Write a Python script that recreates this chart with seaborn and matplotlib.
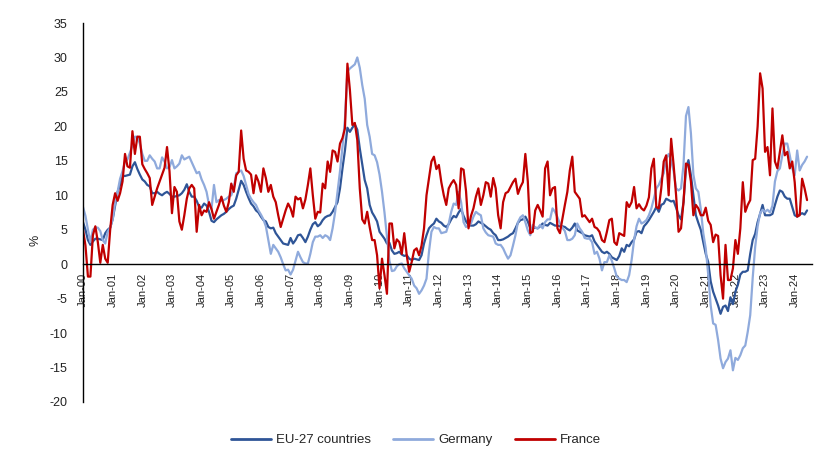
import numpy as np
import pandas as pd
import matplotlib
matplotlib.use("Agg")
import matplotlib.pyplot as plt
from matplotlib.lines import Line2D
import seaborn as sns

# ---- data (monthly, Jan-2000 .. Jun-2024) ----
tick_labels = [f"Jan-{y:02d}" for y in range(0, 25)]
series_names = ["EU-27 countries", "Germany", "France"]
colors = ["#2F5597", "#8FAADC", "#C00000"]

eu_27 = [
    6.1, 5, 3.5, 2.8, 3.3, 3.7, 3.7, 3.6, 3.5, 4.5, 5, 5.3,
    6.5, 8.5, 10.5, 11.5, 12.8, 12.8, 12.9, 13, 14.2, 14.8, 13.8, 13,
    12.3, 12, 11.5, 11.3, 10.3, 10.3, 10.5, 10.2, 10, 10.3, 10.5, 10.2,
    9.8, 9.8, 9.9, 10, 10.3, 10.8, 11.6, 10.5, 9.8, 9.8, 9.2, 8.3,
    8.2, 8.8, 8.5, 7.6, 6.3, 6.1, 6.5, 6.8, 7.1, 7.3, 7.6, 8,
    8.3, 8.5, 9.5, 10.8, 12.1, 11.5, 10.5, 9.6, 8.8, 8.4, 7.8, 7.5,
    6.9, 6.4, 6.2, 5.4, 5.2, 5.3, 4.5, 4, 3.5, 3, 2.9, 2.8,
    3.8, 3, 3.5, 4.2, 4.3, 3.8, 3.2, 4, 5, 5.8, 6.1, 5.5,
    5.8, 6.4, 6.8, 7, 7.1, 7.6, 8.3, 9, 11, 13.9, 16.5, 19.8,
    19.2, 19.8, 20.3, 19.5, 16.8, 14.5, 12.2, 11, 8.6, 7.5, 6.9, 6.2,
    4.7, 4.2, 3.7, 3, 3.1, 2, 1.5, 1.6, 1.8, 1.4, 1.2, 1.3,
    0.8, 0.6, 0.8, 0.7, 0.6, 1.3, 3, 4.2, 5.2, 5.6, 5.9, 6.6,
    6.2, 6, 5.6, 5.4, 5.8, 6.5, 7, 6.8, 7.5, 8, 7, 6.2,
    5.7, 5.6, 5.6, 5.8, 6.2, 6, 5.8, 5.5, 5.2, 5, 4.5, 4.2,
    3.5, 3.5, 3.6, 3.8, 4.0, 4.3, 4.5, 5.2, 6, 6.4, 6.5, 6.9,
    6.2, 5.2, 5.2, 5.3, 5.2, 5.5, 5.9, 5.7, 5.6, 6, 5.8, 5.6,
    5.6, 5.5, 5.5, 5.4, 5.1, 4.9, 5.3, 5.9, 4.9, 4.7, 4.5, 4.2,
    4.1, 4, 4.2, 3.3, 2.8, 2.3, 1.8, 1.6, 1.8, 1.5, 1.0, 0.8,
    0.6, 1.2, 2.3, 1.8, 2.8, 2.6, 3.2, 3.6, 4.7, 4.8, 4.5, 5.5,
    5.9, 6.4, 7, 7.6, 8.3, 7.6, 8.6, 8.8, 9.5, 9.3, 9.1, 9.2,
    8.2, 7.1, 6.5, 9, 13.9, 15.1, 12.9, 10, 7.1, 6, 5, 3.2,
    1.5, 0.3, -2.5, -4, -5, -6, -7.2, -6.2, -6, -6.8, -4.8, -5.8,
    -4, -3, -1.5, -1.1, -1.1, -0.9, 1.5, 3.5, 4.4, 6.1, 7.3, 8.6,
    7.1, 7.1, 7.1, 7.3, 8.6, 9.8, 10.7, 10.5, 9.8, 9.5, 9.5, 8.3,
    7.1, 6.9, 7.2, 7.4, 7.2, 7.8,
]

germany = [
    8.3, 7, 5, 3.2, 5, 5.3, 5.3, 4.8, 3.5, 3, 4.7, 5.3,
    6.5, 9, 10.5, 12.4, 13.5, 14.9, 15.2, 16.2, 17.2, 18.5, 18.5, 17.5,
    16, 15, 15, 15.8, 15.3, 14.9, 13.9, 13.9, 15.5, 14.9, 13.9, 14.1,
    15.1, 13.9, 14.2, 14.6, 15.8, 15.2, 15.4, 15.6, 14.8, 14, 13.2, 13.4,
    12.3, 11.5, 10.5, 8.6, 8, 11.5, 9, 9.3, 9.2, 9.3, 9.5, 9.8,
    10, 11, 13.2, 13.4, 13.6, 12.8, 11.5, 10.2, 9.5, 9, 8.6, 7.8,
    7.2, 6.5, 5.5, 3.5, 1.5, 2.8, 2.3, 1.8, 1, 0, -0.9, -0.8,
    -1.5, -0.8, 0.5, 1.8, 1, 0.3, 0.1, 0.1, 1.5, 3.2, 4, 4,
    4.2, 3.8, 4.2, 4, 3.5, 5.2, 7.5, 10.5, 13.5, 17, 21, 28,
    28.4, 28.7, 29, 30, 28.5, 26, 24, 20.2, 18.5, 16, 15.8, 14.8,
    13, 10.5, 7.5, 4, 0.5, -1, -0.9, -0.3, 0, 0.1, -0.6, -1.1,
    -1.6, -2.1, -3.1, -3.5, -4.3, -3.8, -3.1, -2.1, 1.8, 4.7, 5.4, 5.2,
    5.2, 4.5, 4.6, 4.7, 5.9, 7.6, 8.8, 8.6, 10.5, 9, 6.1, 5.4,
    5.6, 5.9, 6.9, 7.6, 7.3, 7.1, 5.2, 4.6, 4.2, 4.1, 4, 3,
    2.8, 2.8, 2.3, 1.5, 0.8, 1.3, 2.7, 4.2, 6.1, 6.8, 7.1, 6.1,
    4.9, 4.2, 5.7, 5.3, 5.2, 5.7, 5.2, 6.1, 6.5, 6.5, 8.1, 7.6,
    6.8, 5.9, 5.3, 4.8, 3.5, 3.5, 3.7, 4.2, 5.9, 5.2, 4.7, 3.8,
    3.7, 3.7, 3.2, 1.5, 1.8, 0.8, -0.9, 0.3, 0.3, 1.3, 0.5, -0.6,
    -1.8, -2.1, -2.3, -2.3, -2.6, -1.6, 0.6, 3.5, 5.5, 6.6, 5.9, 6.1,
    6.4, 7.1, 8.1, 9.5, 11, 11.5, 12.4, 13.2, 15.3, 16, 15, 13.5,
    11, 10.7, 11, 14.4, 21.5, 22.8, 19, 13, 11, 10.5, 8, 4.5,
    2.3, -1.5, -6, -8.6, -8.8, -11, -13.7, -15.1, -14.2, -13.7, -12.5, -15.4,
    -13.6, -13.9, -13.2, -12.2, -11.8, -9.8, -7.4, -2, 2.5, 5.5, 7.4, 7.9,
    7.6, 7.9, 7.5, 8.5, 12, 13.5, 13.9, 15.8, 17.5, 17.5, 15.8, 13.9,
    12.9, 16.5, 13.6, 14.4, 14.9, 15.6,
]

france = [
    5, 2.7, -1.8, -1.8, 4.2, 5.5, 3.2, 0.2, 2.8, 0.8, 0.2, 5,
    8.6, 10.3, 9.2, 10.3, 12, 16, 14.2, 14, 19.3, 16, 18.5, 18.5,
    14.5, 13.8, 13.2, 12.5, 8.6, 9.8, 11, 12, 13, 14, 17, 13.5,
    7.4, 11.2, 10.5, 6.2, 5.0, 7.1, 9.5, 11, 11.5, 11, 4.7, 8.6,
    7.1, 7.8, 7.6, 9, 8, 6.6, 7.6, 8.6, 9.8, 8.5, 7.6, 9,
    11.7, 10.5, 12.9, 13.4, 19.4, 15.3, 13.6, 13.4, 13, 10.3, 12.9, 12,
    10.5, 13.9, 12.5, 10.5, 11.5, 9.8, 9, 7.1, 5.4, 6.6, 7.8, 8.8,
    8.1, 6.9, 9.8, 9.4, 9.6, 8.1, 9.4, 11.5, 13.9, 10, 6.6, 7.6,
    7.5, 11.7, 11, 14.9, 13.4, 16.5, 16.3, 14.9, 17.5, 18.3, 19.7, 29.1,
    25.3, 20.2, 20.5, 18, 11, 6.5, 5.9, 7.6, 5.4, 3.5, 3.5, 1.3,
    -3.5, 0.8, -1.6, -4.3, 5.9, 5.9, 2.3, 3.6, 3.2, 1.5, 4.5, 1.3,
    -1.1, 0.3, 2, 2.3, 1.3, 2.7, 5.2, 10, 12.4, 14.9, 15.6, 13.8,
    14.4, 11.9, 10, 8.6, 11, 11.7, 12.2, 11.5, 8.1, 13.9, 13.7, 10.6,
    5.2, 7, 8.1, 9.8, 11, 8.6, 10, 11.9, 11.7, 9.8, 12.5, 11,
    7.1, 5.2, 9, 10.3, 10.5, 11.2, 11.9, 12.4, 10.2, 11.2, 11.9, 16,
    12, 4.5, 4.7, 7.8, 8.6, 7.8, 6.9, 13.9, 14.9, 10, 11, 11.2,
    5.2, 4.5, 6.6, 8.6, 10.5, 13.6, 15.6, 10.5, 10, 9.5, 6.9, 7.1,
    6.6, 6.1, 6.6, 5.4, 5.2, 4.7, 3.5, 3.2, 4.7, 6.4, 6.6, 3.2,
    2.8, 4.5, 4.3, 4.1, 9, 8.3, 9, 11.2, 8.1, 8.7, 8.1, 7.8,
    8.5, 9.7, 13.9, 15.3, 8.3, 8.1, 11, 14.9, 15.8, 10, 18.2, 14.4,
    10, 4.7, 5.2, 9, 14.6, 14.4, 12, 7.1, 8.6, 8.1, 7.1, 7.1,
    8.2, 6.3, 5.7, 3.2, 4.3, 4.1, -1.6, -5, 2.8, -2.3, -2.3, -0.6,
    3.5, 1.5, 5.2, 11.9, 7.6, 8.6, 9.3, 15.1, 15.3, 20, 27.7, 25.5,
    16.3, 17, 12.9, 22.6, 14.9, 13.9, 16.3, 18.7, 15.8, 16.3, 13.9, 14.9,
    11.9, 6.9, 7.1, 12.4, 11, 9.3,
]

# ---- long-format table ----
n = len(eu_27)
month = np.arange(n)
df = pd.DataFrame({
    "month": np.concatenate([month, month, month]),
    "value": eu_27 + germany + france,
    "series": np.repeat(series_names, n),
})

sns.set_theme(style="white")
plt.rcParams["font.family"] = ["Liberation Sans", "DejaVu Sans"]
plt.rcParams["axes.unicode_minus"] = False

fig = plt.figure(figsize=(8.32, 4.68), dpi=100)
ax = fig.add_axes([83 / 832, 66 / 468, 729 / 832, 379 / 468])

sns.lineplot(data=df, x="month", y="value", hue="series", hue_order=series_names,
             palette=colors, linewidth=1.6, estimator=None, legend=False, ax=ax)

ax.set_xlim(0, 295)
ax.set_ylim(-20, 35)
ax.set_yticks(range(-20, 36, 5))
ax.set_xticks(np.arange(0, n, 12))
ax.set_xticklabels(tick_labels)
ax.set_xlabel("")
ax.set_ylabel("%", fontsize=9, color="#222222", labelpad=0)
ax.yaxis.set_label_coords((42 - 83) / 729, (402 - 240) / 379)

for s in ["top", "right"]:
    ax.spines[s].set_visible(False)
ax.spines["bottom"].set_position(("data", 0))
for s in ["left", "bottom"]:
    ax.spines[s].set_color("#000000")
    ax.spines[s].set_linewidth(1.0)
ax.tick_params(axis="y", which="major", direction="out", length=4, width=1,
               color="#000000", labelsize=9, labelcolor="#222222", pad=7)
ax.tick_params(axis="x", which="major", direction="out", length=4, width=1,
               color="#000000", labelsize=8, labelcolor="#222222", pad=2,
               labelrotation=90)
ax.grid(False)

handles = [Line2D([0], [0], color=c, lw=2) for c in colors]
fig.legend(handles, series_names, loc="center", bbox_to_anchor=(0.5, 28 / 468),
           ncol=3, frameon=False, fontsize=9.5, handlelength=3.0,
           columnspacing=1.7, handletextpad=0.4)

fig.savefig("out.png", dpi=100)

Problem to work on
Repeat the listing above up to and including the line with "import seaborn as sns", starting from its first line. Drop any pictures.

Solution to this task
Write a Python script that recreates this chart with seaborn and matplotlib.
import numpy as np
import pandas as pd
import matplotlib
matplotlib.use("Agg")
import matplotlib.pyplot as plt
from matplotlib.lines import Line2D
import seaborn as sns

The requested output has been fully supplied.